Let’s say $Y_{1}, Y_{2} , \cdots \overset{iid}{\sim} B(1,p)$. In other words, each $Y_{n}$ follows the Bernoulli distribution with probability $p$, and the results up to $Y_{5}$ are as follows: $$ \begin{matrix} Y_{1} & Y_{2} & Y_{3} & Y_{4} & Y_{5} \\ 0 & 0 & 1 & 0 & 1 \end{matrix} $$

(1) When it’s not a stopping time: If we set $\tau$ as $\tau:= \max \left\{ k: Y_{k} = 0 \right\}$, in the above case, $\tau$ is calculated as follows: $$ \begin{matrix} Y_{1} & Y_{2} & Y_{3} & Y_{4} & Y_{5} \\ 0 & 0 & 1 & 0 & 1 \\ \tau = 1 & \tau = 2 & \tau = 2 & \tau = 4 & \tau = 5 \end{matrix} $$ Here, $\tau$ must satisfy the following to be a stopping time: $$ (\tau = n ) = \left( Y_{n} = 0 , Y_{n+1} = 1 , \cdots \right) $$ This precisely means $Y_{n} = 0$, and afterwards, it must always be $1$. Regardless of what $n \in \mathbb{N}$ is, it’s impossible to know the outcome without conducting the trial. Therefore, $\tau$ cannot be a stopping time.

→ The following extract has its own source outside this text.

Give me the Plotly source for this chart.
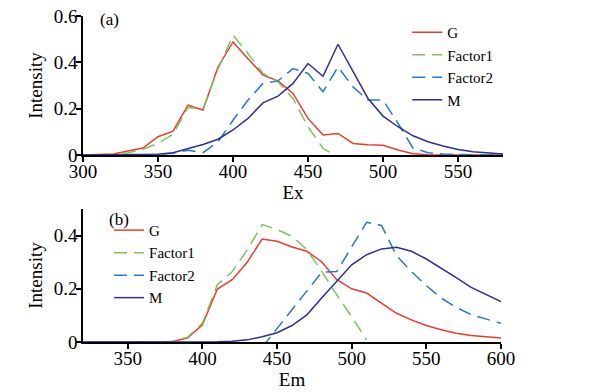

(2) When it becomes a stopping time: If we set $\tau$ as $\tau:= \min \left\{ k: Y_{k} = 1 \right\}$, in the above case, $\tau$ is calculated as follows: $$ \begin{matrix} Y_{1} & Y_{2} & Y_{3} & Y_{4} & Y_{5} \\ 0 & 0 & 1 & 0 & 1 \\ \tau = 0 & \tau = 0 & \tau = 3 & \tau = 3 & \tau = 3 \end{matrix} $$ $\tau$ is already not concerned with what comes in the future since the event of interest has occurred at $n=3$, becoming a stopping time.

Explanation

Note in the above examples that while $\max$ was not suitable as a stopping time, $\min$ became a stopping time. In this sense, stopping time can intuitively be considered as the ’timing when something happens for the first time’. Meanwhile, one must not forget that, in a strict mathematical definition, $\tau$ is still a random variable. When a stochastic process $\left\{ X_{n} \right\}_{n \in \mathbb{N}_{0}}$ is given, the condition for $X_{\tau}$ to $\omega \in \Omega$ means the following: $$ X_{\tau} = X_{\tau} ( \omega )= X_{\tau (\omega)} ( \omega ) $$ For instance, if $\tau (\omega_{1}) = 5$, then it becomes an equation where $X_{\tau} (\omega_{1}) = X_{5} ( \omega_{1})$ . $\tau$ represents ‘sometime when an event may occur’, thus it’s a ‘function’ that maps all respective $\omega \in \Omega$ to some $n \in \mathbb{N}_{0}$ even before being called a ‘stopping time’. Clinging to intuitive understanding and forgetting this point will make the deployment of all formulas involving stopping time painful. Remember well.